Just a reminder that you need to hold on to those who have known you longest ... not to the exclusion of new friends, but just don't let go of what you have. Maybe this weekend I'll reclaim a couple people who I misplaced along the way.

Sorry to leave with a cliffhanger ending, but Part II will follow on Monday or Tuesday....

Tuesday, June 14, 2005

For the Record

Ok -- I have to admit that I have completely overreacted.

There, I said it. I'm a little nuts.

Ok, a LOT nuts.

FB called. And we had a great, very cute conversation.

I'll shut up now.

P.S. in a slightly roundabout qualified way he said he misses seeing me (and "everyone" but he singled me out).

Incommunicado

Does it count as drinking alone if you drink while you're talking to someone on the phone, but physically alone?

Last night I cracked open a bottle of wine and had two glasses while on a lengthy phone call with my friend A, who recently moved from Miami. We are similarly situated at the moment: we are both waiting for phone calls from boys.

I know this is pathetic. I do. And I don't understand why you have to play games, but I understand that they must be played. It's total bullshit and I'm tired of it. The first woman to play coy and hard-to-get should be shot, except no doubt she's long dead. But screw her for making the rest of us have to do the same to attract men. I suspect it might have been Cleopatra. And it worked -- she had Julius Caesar and Mark Antony sweating her. Maybe that's why I chose to go as Cleopatra for Halloween last year; however, the only guy sweating me was dressed as a cowboy and when he found out I'm not Jewish he walked away.

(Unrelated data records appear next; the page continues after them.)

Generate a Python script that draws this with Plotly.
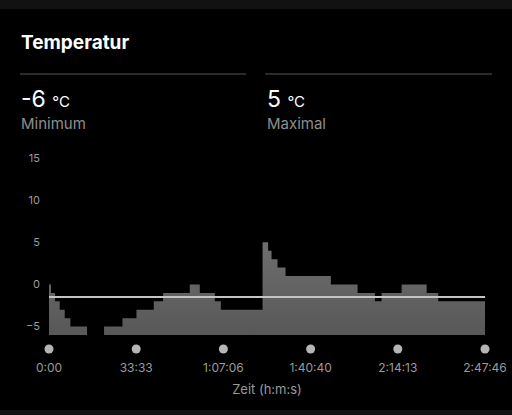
import plotly.graph_objects as go

# ---- data ----
time_s = [0, 46, 139, 247, 363, 494, 878, 1271, 1696, 2019, 2419, 2634, 3250, 3481,
          3828, 3967, 4930, 5059, 5138, 5276, 5461, 6507, 7124, 7524, 7679, 8141,
          8719, 8987, 10066]
temp_c = [0, -1, -2, -3, -4, -5, -6, -5, -4, -3, -2, -1, 0, -1,
          -2, -3, 5, 4, 3, 2, 1, 0, -1, -2, -1, 0,
          -1, -2, -2]
avg_temp = -1.5
min_temp = -6
max_temp = 5
tick_vals = [0, 2013, 4026, 6040, 8053, 10066]
tick_text = ["0:00", "33:33", "1:07:06", "1:40:40", "2:14:13", "2:47:46"]
y_ticks = [-5, 0, 5, 10, 15]

W, H = 512, 415
ML, MR, MT, MB = 49, 27, 158, 60
PW, PH = W - ML - MR, H - MT - MB
PX_PER_UNIT = 8.43
BASE = -6
Y1 = 15
Y0 = Y1 - PH / PX_PER_UNIT
X0, X1 = 0, 10066
MARK_Y = BASE - 14 / PX_PER_UNIT


def px(x):
    return (x - ML) / PW


def py(y):
    return (H - MB - y) / PH


FONT = "Inter, Roboto, 'Noto Sans', sans-serif"
GRAY = "#9a9a9a"

fig = go.Figure()
fig.add_trace(go.Scatter(x=[X0, X1], y=[BASE, BASE], mode="lines",
                         line=dict(width=0, color="rgba(0,0,0,0)"),
                         hoverinfo="skip", showlegend=False))
fig.add_trace(go.Scatter(x=time_s, y=temp_c, mode="lines", line_shape="hv",
                         line=dict(width=0, color="#666666"),
                         fill="tonexty",
                         fillgradient=dict(type="vertical",
                                           colorscale=[[0, "#585858"], [1, "#6e6e6e"]]),
                         showlegend=False))
fig.add_trace(go.Scatter(x=[X0, X1], y=[avg_temp, avg_temp], mode="lines",
                         line=dict(width=2, color="#c4c4c4"), showlegend=False))
fig.add_trace(go.Scatter(x=tick_vals, y=[MARK_Y] * len(tick_vals), mode="markers",
                         marker=dict(size=9, color="#b5b5b5"), cliponaxis=False,
                         showlegend=False))

fig.update_layout(
    width=W, height=H, autosize=False,
    margin=dict(l=ML, r=MR, t=MT, b=MB, pad=0, autoexpand=False),
    paper_bgcolor="#000000", plot_bgcolor="#000000",
    font=dict(family=FONT, color=GRAY),
    xaxis=dict(range=[X0, X1], tickvals=tick_vals, ticktext=tick_text, automargin=False,
               showgrid=False, zeroline=False, showline=False, ticks="",
               ticklabelstandoff=4, tickfont=dict(size=12, color=GRAY),
               title=dict(text="Zeit (h:m:s)", font=dict(size=13, color=GRAY), standoff=10)),
    yaxis=dict(range=[Y0, Y1], tickvals=y_ticks, showgrid=False, zeroline=False,
               automargin=False, showline=False, ticks="", ticklabelstandoff=8,
               tickfont=dict(size=11, color=GRAY)),
    showlegend=False,
)

shapes = [
    dict(type="rect", xref="paper", yref="paper", x0=px(0), x1=px(W), y0=py(0), y1=py(9),
         fillcolor="#121212", line=dict(width=0), layer="below"),
    dict(type="rect", xref="paper", yref="paper", x0=px(0), x1=px(W), y0=py(410), y1=py(H),
         fillcolor="#121212", line=dict(width=0), layer="below"),
    dict(type="line", xref="paper", yref="paper", x0=px(20), x1=px(246), y0=py(74), y1=py(74),
         line=dict(color="#3a3a3a", width=1.5)),
    dict(type="line", xref="paper", yref="paper", x0=px(265), x1=px(492), y0=py(74), y1=py(74),
         line=dict(color="#3a3a3a", width=1.5)),
]
fig.update_layout(shapes=shapes)

ann = [
    dict(text="<b>Temperatur</b>", x=px(19), y=py(42), font=dict(size=19, color="#ffffff")),
    dict(text=f"{min_temp} <span style='font-size:15px'>°C</span>", x=px(19), y=py(99),
         font=dict(size=23, color="#ffffff")),
    dict(text="Minimum", x=px(19), y=py(123), font=dict(size=15, color="#8e8e8e")),
    dict(text=f"{max_temp} <span style='font-size:15px'>°C</span>", x=px(265), y=py(99),
         font=dict(size=23, color="#ffffff")),
    dict(text="Maximal", x=px(265), y=py(123), font=dict(size=15, color="#8e8e8e")),
]
for a in ann:
    a.update(xref="paper", yref="paper", xanchor="left", yanchor="middle", showarrow=False)
fig.update_layout(annotations=ann)

fig.write_html("out.html",
               config={"responsive": False, "displayModeBar": False},
               post_script="document.body.style.margin='0';document.body.style.overflow='hidden';"
                           "document.body.style.background='#000';")
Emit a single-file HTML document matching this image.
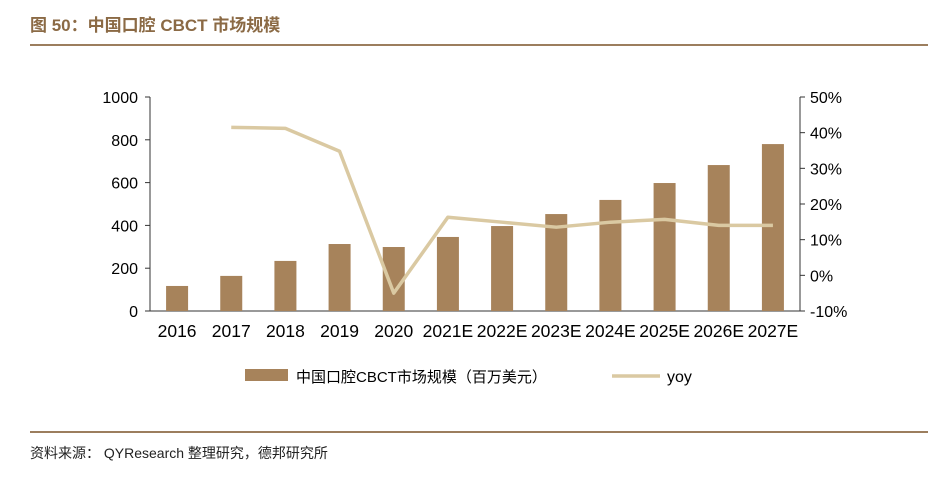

So I'm trying to backtrack from laying my cards on the table. Clearly this won't work, but I've got to try something. There has to be a fine line between being supportive and helpful and not being too available. A and I made a pact that the next time we want to call either of our guys, that we should just call each other instead. We instituted a joint ban on initiation of communication. I feel like there should have been a task force or sub-committee involved to hammer out the details and punishments (for example, who adjudicates violations of the communication initiation ban? Do we end up in front of the ICJ? Circuit court? The Hague?).

As I cannot adequately police myself, and A is too far away to police me (and vice-versa), I suspect the ban will be broken at some point. Last night as I stumbled into bed and listened to a Nico album while falling asleep, I felt a little hopeless. I'll admit it.

This morning when I awoke (without a headache, for once), I feel like I've regained a little dignity. My resolve is strengthened. Because although I like this guy (I mean really really like him) I think I'm finally listening to the advice I've heard from every single one of my friends: this is out of my hands.

I can't do anything more. So I guess I better study.

Sunday, June 12, 2005

Three Cheers for Normalcy.

Man, I am tired. I mean emotionally, mentally, and physically drained.

What a month, right? First graduation, then moving (the moving continues, alas! how the moving continues), then studying for the bar. Then meeting a boy. Then flipping out over the boy being injured. And now quiet again. Just me, the books, and the boxes of shit I should probably throw away.

Today I started throwing things out on the theory that if I have been living in my new apartment for two weeks and didn't need it, I probably don't need it generally. This applied to things like a broken fan from my pre-central air conditioning days. But my toaster just hasn't been used out of mere circumstance. I've also realized that I need a tea kettle, among other things.

Good God, this post is dull.

But my day has been dull. Had breakfast with a friend, loaded up my car with more of my shit, came back and studied, watched the Yankees beat the Cardinals, and ate and ate and ate. I tried to hit Tasti-D, it's a blessing it was closed inexplicably at 10 pm on a Saturday night.

But I'll tell you what -- compared to the dreadful excitement of this week, I'll take dull anytime if it means no hospitals and no tears. That's probably why today seems so boring -- compared to what else has happened recently, today was obscenely normal. In the aftermath of FB's injury I had forgotten that this is what my life is usually like.

So three cheers for normalcy and calm. No doubt it won't last long so I'll just enjoy it for now.